--- begin Stored data ---

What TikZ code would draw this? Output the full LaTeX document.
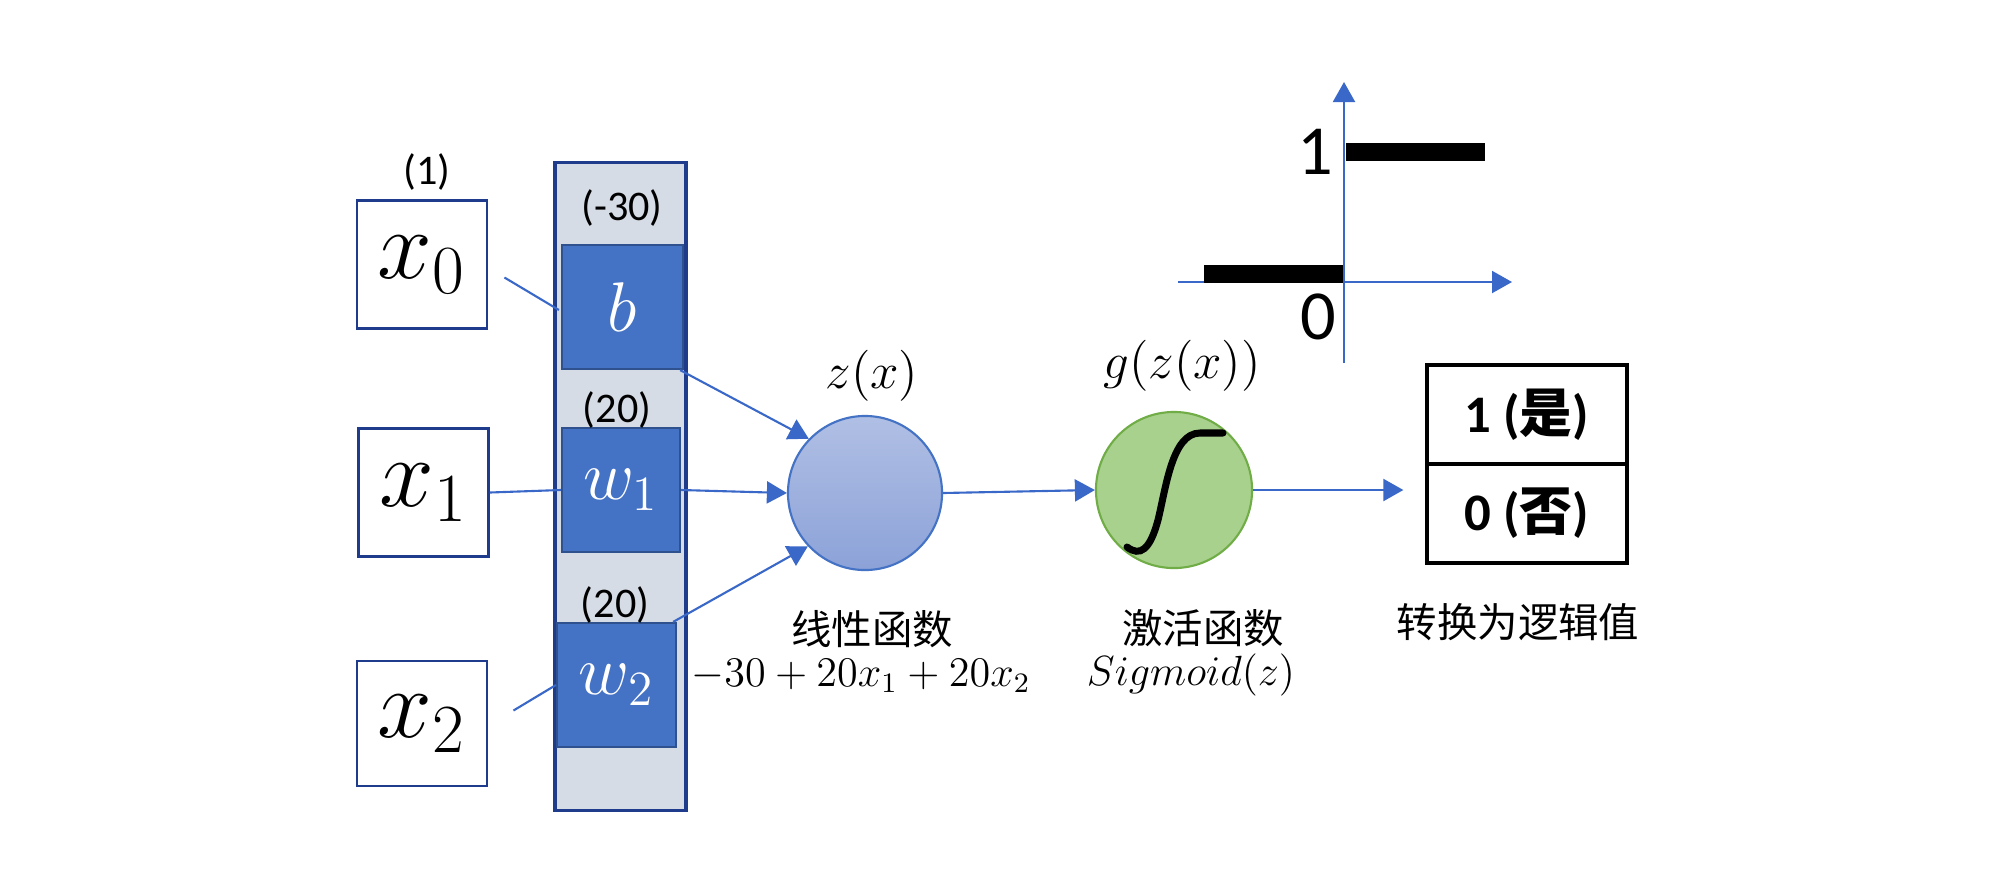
\RequirePackage{fix-cm}
\documentclass[tikz,border=0pt]{standalone}
\usepackage[no-math]{fontspec}
\setmainfont{Carlito}
\newfontfamily\cjk{Noto Sans CJK SC}
\usetikzlibrary{arrows.meta,calc}
\definecolor{boxblue}{HTML}{1F3C8C}
\definecolor{colfill}{HTML}{D6DCE5}
\definecolor{wfill}{HTML}{4472C4}
\definecolor{wborder}{HTML}{2F528F}
\definecolor{lineblue}{HTML}{3A68C8}
\definecolor{ztop}{HTML}{B0BFE4}
\definecolor{zbot}{HTML}{8CA2D8}
\definecolor{gfill}{HTML}{A9D18E}
\definecolor{gborder}{HTML}{70AD47}
\tikzset{
  inbox/.style={draw=boxblue, line width=0.8pt, fill=white, minimum width=1.30cm, minimum height=1.28cm, inner sep=0pt, font=\fontsize{28}{30}\selectfont},
  wbox/.style={draw=wborder, fill=wfill, line width=0.6pt, text=white, inner sep=0pt, minimum width=1.19cm, minimum height=1.24cm, font=\fontsize{20}{22}\selectfont},
  plbl/.style={inner sep=0pt, font=\fontsize{12}{14}\selectfont},
  mlbl/.style={inner sep=0pt, font=\fontsize{14.5}{16}\selectfont},
  cjklbl/.style={inner sep=0pt, font=\cjk\fontsize{11.5}{13}\selectfont},
  conn/.style={draw=lineblue, line width=0.6pt},
  arr/.style={conn, -{Triangle[length=0.2cm,width=0.22cm]}},
  outcell/.style={draw=black, line width=0.9pt, minimum width=2.0cm, minimum height=0.99cm, inner sep=0pt, font=\fontsize{15}{17}\selectfont\bfseries},
  axlbl/.style={inner sep=0pt, font=\fontsize{20}{22}\selectfont}
}
\begin{document}
\begin{tikzpicture}[x=0.01cm, y=-0.01cm]
\useasboundingbox[fill=white] (0,0) rectangle (2000,884);

% input boxes
\node[inbox] (x0) at (422,264.5) {$x_0$};
\node[inbox] (x1) at (423.5,492.5) {$x_1$};
\node[inbox, minimum height=1.25cm] (x2) at (422,723.5) {$x_2$};
\node[plbl] (l1) at (427,172) {(1)};

% weight column
\node[draw=boxblue, fill=colfill, line width=0.9pt, minimum width=1.31cm, minimum height=6.47cm, inner sep=0pt] (col) at (620.5,486.5) {};
\node[wbox, minimum width=1.21cm] (b) at (622.5,307) {$b$};
\node[wbox, minimum width=1.18cm] (w1) at (621,490) {$w_1$};
\node[wbox] (w2) at (616.5,685) {$w_2$};
\node[plbl] (lb) at (622,208) {(-30)};
\node[plbl] (lw1) at (617,410) {(20)};
\node[plbl] (lw2) at (615,605) {(20)};

% linear node
\node[circle, draw=wfill, line width=0.6pt, top color=ztop, bottom color=zbot, minimum size=1.54cm, inner sep=0pt] (z) at (865,493) {};
\node[mlbl] (zl) at (872,376) {$z(x)$};
\node[cjklbl] (lin) at (872,629) {线性函数};
\node[inner sep=0pt, font=\fontsize{12}{14}\selectfont] (form) at (861,676) {$-30+20x_1+20x_2$};

% activation node
\node[circle, draw=gborder, line width=0.6pt, fill=gfill, minimum size=1.56cm, inner sep=0pt] (g) at (1174,490) {};
\node[mlbl] (gl) at (1182,366) {$g(z(x))$};
\node[cjklbl] (act) at (1203,628) {激活函数};
\node[inner sep=0pt, font=\fontsize{12}{14}\selectfont] (sig) at (1191,675) {$Sigmoid(z)$};
\draw[line width=2pt, line cap=round] (1127,547) .. controls (1140,557) and (1150,550) .. (1158,520) .. controls (1166,488) and (1172,433) .. (1200,433) -- (1223,433);

% output
\node[outcell] (yes) at (1527,414.5) {1 ({\cjk 是})};
\node[outcell] (no) at (1527,513.5) {0 ({\cjk 否})};
\node[cjklbl] (conv) at (1518,622) {转换为逻辑值};

% connectors
\coordinate (x0o) at ($(x0.east)+(16,13)$);
\coordinate (x2o) at ($(x2.east)+(25,-13)$);
\draw[conn] (x0o) -- ($(b.west)+(-2,3)$);
\draw[conn] (x1.east) -- (w1.west);
\draw[conn] (x2o) -- (w2.west);
\draw[arr] ($(b.south east)+(-4,0)$) -- (z.136);
\draw[arr] (w1.east) -- (z.west);
\draw[arr] ($(w2.north east)+(-4,0)$) -- (z.223);
\draw[arr] (z.east) -- (g.west);
\draw[arr, shorten >=0.22cm] (g.east) -- (g.east -| no.west);

% step function plot
\coordinate (ybot) at (1344,363);
\coordinate (ytop) at (1344,82);
\coordinate (xl) at (1178,282);
\coordinate (xr) at (1512,282);
\draw[arr] (ybot) -- (ytop);
\draw[arr] (xl) -- (xr);
\fill[black] (1346,143) rectangle (1485,161);
\fill[black] (1204,265) rectangle (1343,283);
\node[axlbl] (a1) at (1315,152) {1};
\node[axlbl] (a0) at (1318,317) {0};
\end{tikzpicture}
\end{document}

--- end Stored data ---

[Directions for this task] Extract the full listing above verbatim; pictures are to be left out of the copy.

[Response below]
What TikZ code would draw this? Output the full LaTeX document.
\RequirePackage{fix-cm}
\documentclass[tikz,border=0pt]{standalone}
\usepackage[no-math]{fontspec}
\setmainfont{Carlito}
\newfontfamily\cjk{Noto Sans CJK SC}
\usetikzlibrary{arrows.meta,calc}
\definecolor{boxblue}{HTML}{1F3C8C}
\definecolor{colfill}{HTML}{D6DCE5}
\definecolor{wfill}{HTML}{4472C4}
\definecolor{wborder}{HTML}{2F528F}
\definecolor{lineblue}{HTML}{3A68C8}
\definecolor{ztop}{HTML}{B0BFE4}
\definecolor{zbot}{HTML}{8CA2D8}
\definecolor{gfill}{HTML}{A9D18E}
\definecolor{gborder}{HTML}{70AD47}
\tikzset{
  inbox/.style={draw=boxblue, line width=0.8pt, fill=white, minimum width=1.30cm, minimum height=1.28cm, inner sep=0pt, font=\fontsize{28}{30}\selectfont},
  wbox/.style={draw=wborder, fill=wfill, line width=0.6pt, text=white, inner sep=0pt, minimum width=1.19cm, minimum height=1.24cm, font=\fontsize{20}{22}\selectfont},
  plbl/.style={inner sep=0pt, font=\fontsize{12}{14}\selectfont},
  mlbl/.style={inner sep=0pt, font=\fontsize{14.5}{16}\selectfont},
  cjklbl/.style={inner sep=0pt, font=\cjk\fontsize{11.5}{13}\selectfont},
  conn/.style={draw=lineblue, line width=0.6pt},
  arr/.style={conn, -{Triangle[length=0.2cm,width=0.22cm]}},
  outcell/.style={draw=black, line width=0.9pt, minimum width=2.0cm, minimum height=0.99cm, inner sep=0pt, font=\fontsize{15}{17}\selectfont\bfseries},
  axlbl/.style={inner sep=0pt, font=\fontsize{20}{22}\selectfont}
}
\begin{document}
\begin{tikzpicture}[x=0.01cm, y=-0.01cm]
\useasboundingbox[fill=white] (0,0) rectangle (2000,884);

% input boxes
\node[inbox] (x0) at (422,264.5) {$x_0$};
\node[inbox] (x1) at (423.5,492.5) {$x_1$};
\node[inbox, minimum height=1.25cm] (x2) at (422,723.5) {$x_2$};
\node[plbl] (l1) at (427,172) {(1)};

% weight column
\node[draw=boxblue, fill=colfill, line width=0.9pt, minimum width=1.31cm, minimum height=6.47cm, inner sep=0pt] (col) at (620.5,486.5) {};
\node[wbox, minimum width=1.21cm] (b) at (622.5,307) {$b$};
\node[wbox, minimum width=1.18cm] (w1) at (621,490) {$w_1$};
\node[wbox] (w2) at (616.5,685) {$w_2$};
\node[plbl] (lb) at (622,208) {(-30)};
\node[plbl] (lw1) at (617,410) {(20)};
\node[plbl] (lw2) at (615,605) {(20)};

% linear node
\node[circle, draw=wfill, line width=0.6pt, top color=ztop, bottom color=zbot, minimum size=1.54cm, inner sep=0pt] (z) at (865,493) {};
\node[mlbl] (zl) at (872,376) {$z(x)$};
\node[cjklbl] (lin) at (872,629) {线性函数};
\node[inner sep=0pt, font=\fontsize{12}{14}\selectfont] (form) at (861,676) {$-30+20x_1+20x_2$};

% activation node
\node[circle, draw=gborder, line width=0.6pt, fill=gfill, minimum size=1.56cm, inner sep=0pt] (g) at (1174,490) {};
\node[mlbl] (gl) at (1182,366) {$g(z(x))$};
\node[cjklbl] (act) at (1203,628) {激活函数};
\node[inner sep=0pt, font=\fontsize{12}{14}\selectfont] (sig) at (1191,675) {$Sigmoid(z)$};
\draw[line width=2pt, line cap=round] (1127,547) .. controls (1140,557) and (1150,550) .. (1158,520) .. controls (1166,488) and (1172,433) .. (1200,433) -- (1223,433);

% output
\node[outcell] (yes) at (1527,414.5) {1 ({\cjk 是})};
\node[outcell] (no) at (1527,513.5) {0 ({\cjk 否})};
\node[cjklbl] (conv) at (1518,622) {转换为逻辑值};

% connectors
\coordinate (x0o) at ($(x0.east)+(16,13)$);
\coordinate (x2o) at ($(x2.east)+(25,-13)$);
\draw[conn] (x0o) -- ($(b.west)+(-2,3)$);
\draw[conn] (x1.east) -- (w1.west);
\draw[conn] (x2o) -- (w2.west);
\draw[arr] ($(b.south east)+(-4,0)$) -- (z.136);
\draw[arr] (w1.east) -- (z.west);
\draw[arr] ($(w2.north east)+(-4,0)$) -- (z.223);
\draw[arr] (z.east) -- (g.west);
\draw[arr, shorten >=0.22cm] (g.east) -- (g.east -| no.west);

% step function plot
\coordinate (ybot) at (1344,363);
\coordinate (ytop) at (1344,82);
\coordinate (xl) at (1178,282);
\coordinate (xr) at (1512,282);
\draw[arr] (ybot) -- (ytop);
\draw[arr] (xl) -- (xr);
\fill[black] (1346,143) rectangle (1485,161);
\fill[black] (1204,265) rectangle (1343,283);
\node[axlbl] (a1) at (1315,152) {1};
\node[axlbl] (a0) at (1318,317) {0};
\end{tikzpicture}
\end{document}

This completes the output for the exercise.